Now, let’s explore what happens when new values are emitted from our StateFlows while using zip():

@Test
fun `zip operator only emits when both flows emit`() = runTest {
    val stateFlow1 = MutableStateFlow(5)
    val stateFlow2 = MutableStateFlow("Hi")

    val zippedStateFlow = stateFlow1.zip(stateFlow2) { value1, value2 ->
        value1 to value2
    }

    val emissions = mutableListOf<Pair<Int, String>>()

    val job = launch {
        zippedStateFlow.collect {
            emissions.add(it)
        }
    }

    delay(100)
    stateFlow1.value = 11

    delay(100)
    stateFlow2.value = "Hey"

    delay(100)
    stateFlow1.value = 12

    delay(100)
    stateFlow2.value = "Hello"

    delay(100)

    assertEquals(listOf(Pair(5, "Hi"), Pair(11, "Hey"), Pair(12, "Hello")), emissions)

    job.cancel()
}

The test shows that the zip() operator only emits a combined result when both flows emit new values. Notice how we don’t see incremental updates in the emissions list, proving that the zip() operator waits for both flows to emit before updating.

The delay() calls ensure that each flow has enough time to emit, allowing the zip() operator to combine their values correctly without missing values.

Unlike combine(), which emits whenever any of the flows emit a new value, zip() requires both flows to emit before producing a result.
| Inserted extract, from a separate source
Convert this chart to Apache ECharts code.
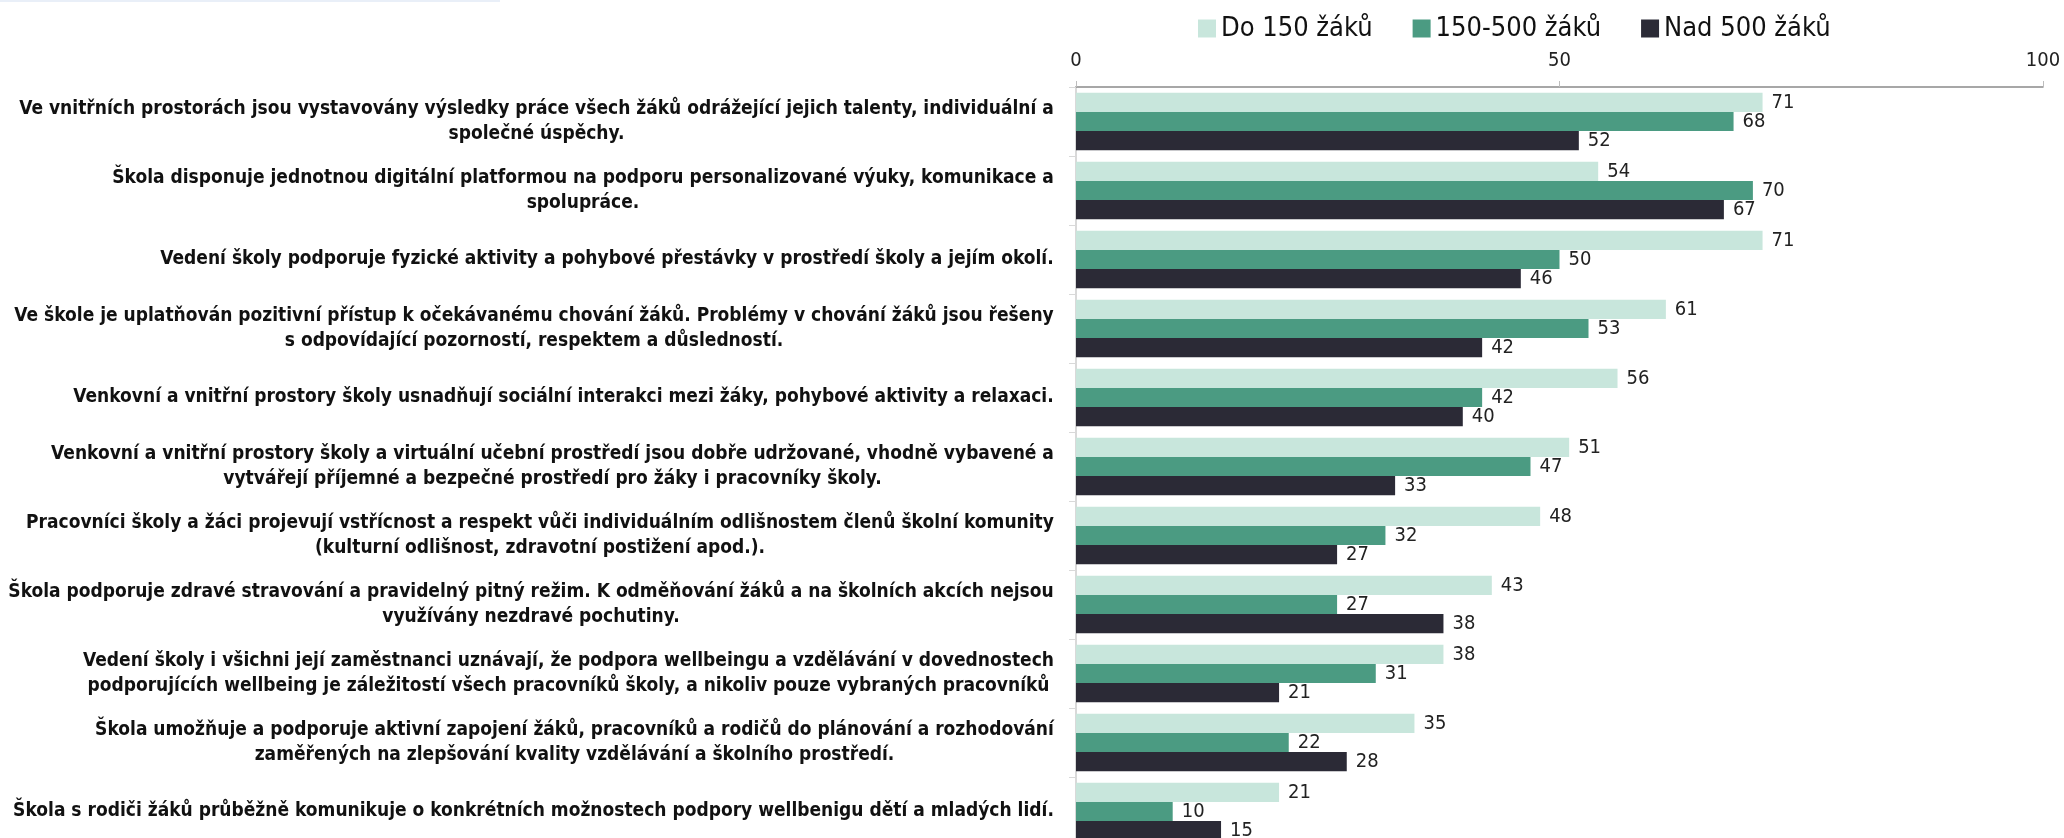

This is why delay() is necessary for zip() but not for combine(), as combine() handles emissions independently and in real-time.

4. Conclusion

In this article, we’ve explored how to combine multiple StateFlows in Kotlin using two powerful operators: combine() and zip().

We began by examining the combine() operator, which offers real-time synchronization by emitting a new value whenever any input StateFlows change. This method is particularly effective when we need the latest updates from several streams simultaneously.

We then used the zip() operator, which requires all StateFlows to emit a value before generating a new combined result. This approach handles scenarios where we should only process new emissions across multiple flows after everything updates, ensuring we never look at the same emitted value twice.